Friday, September 01, 2006

Starbucks Cup #169 Beth Israel Deaconess

Yes folks, it's getting to be that season: grande latte HOT season and with grad school right around the corner, cough cough TUESDAY, cough cough, I think that there will be more grande lattes than ever consumed, though I do not feel guilty about this, because no matter what you have to say about Starbucks and it's chain-ness it 1. pays their employees' benefits as long as they work half time or more 2. they work with Kenyan coffee growers to grow a sustainable product 3. they generally do good stuff for deserving people. With that out of the way, I give you:

The Way I See It # 169

Life's too short to read a book you
don't love. At age 50 or younger,
give a book 50 pages to see if you
like it. Over 50, subtract your age
from 100 and that's the number of
pages to read before you bail on a
book you're not enjoying.
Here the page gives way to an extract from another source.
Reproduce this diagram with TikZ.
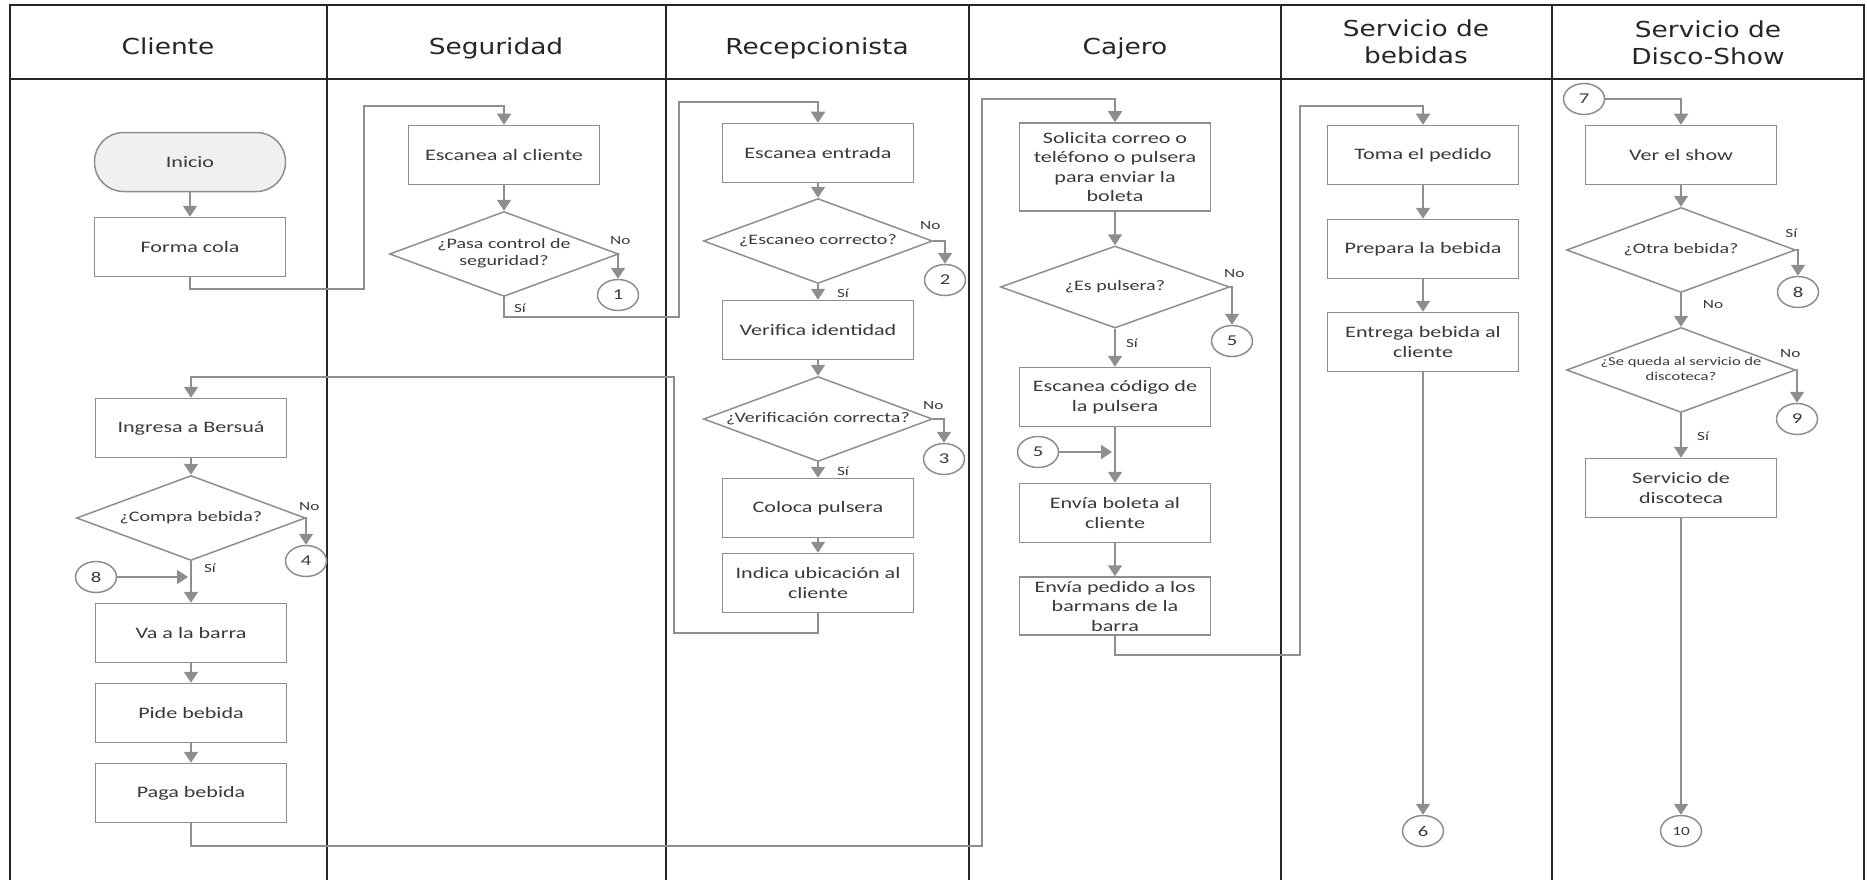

And
when you turn 100, you get to
judge a book by its cover!

--Nancy Pearl
Librarian and author of Book Lust.

I found this to be a funny one, given the fact that everyone at book club last night desperately wanted to abadon Orhan Pamuk's Snow, which was a brutal read for most of us. Of course, I am glad that we do not abide by the above rule at my book club. We try to read the book to the end, even if it's torture and besides, everyone else would only have to read about 40 pages before bailing whereas I would have to read 76 if we use the 100 rule!!